Logano's first career victory on the 0.75-mile oval came seemingly from nowhere after a restart with nine laps to go. He sat fourth and on the outside with Kenseth leading, Dale Earnhardt Jr. alongside in second and Gordon, the dominant car for most of the night, on the inside in third, in prime position to move underneath the leader and grab the victory.

Instead, when Gordon, Kenseth and Keselowski raced in a triangle jockeying for position, Logano went underneath all three with three laps to go and then held off Gordon for his fifth career NASCAR Sprint Cup victory.

"I'm more surprised than anyone else here," Logano said. "This is one of my worst tracks. ... What a crazy finish."

Gordon said the three-way battle helped create the opening for Logano.

"I was really just trying to battle with those guys to get the best finish that we could," Gordon said. "(Logano) was in a great position while we were all sitting there sliding around battling it out. To come home second is still a great finish."

Logano joined Kevin Harvick as the only drivers with more than one victory this season, which also locks them into spots in the 16-driver Chase for the Sprint Cup championship over the final 10 races of the season.

Kyle Busch, never in contention, rose to finish third, followed by Keselowski and Kenseth.

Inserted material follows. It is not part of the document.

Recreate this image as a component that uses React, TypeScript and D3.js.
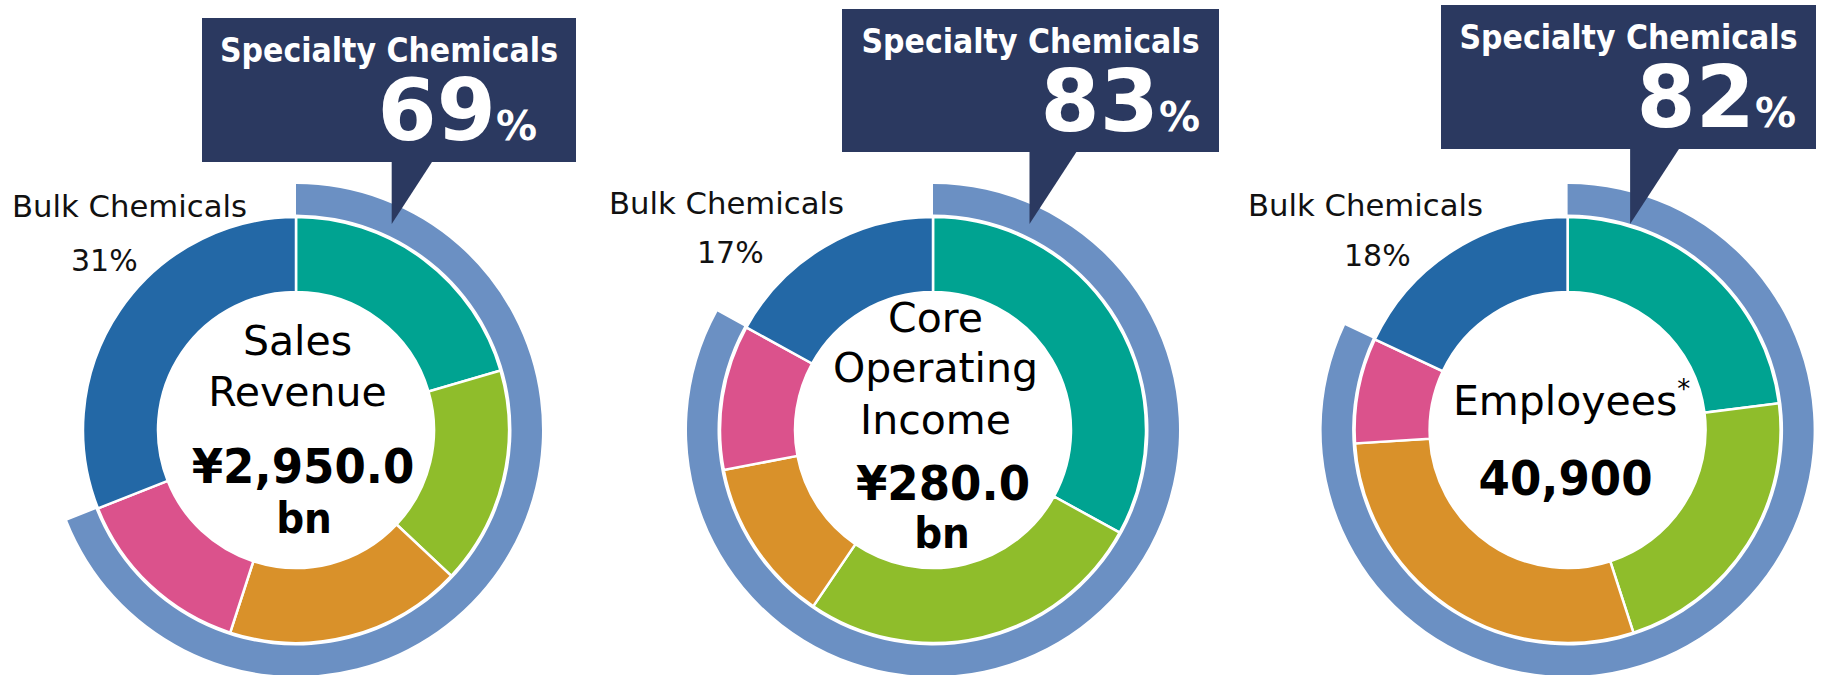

"That last restart was intense. ... I just drove by everybody," Busch said.

Kenseth and Keselowski had words post-race.

"I had a shot at winning the race and felt like he ran me off the track," said Keselowski, who was fifth on the final restart, but had the fastest car on short runs all night. "You race to win and he definitely was racing to win, but you hope when somebody races to win that they at least win the race if they're going to wreck you or run you off the race track.

"It was just a mind-boggling move to me, but I made sure I got him back and made sure my teammate could win the race. ... I thought it was uncalled for. ... Just got to put that in the bank and remember it," Keselowski said.

Gordon said Kenseth was just doing what he needed to do to try and hang on.

"I think Matt did what he thought he had to do to win," Gordon said. "He started making his car real wide. He probably didn't make the guys behind him real happy."

Kenseth had come from nowhere after lurking in the back of the top 10 all race long, suddenly charging through the field and passing Gordon to grab the lead with 38 laps to go. It was his first lead.

"I was trying to win the race. I think that's what all five of us were trying to do," Kenseth said.

Gordon, who led 173 laps, and teammate Earnhardt both seemed poised to challenge at the end, but after the final restart, Team Penske teammates Logano and Keselowski became the ones to watch.

Their cars had easily been the fastest on fresh rubber all night, so much so that Gordon said, "I just had to let the 2 and the 22 go right by me because they were so fast" on fresh tires.

Signs of the wild ending may have come very early.

Clint Bowyer started third and hoped a return to one of his best tracks would allow him to put last September behind him. That was when Bowyer's intentional spin late in the last race before the playoffs jumbled the finishing order, and the drivers who made the Chase, leading to a NASCAR investigation.

Instead of a clean run, Bowyer hit rookie pole-sitter Kyle Larson on the opening lap, sending Larson spinning. He also twice pitted under a green flag, right before a caution flag came out, and was battling Danica Patrick for 38th place when a fire in his engine ultimately caused him to park for the night.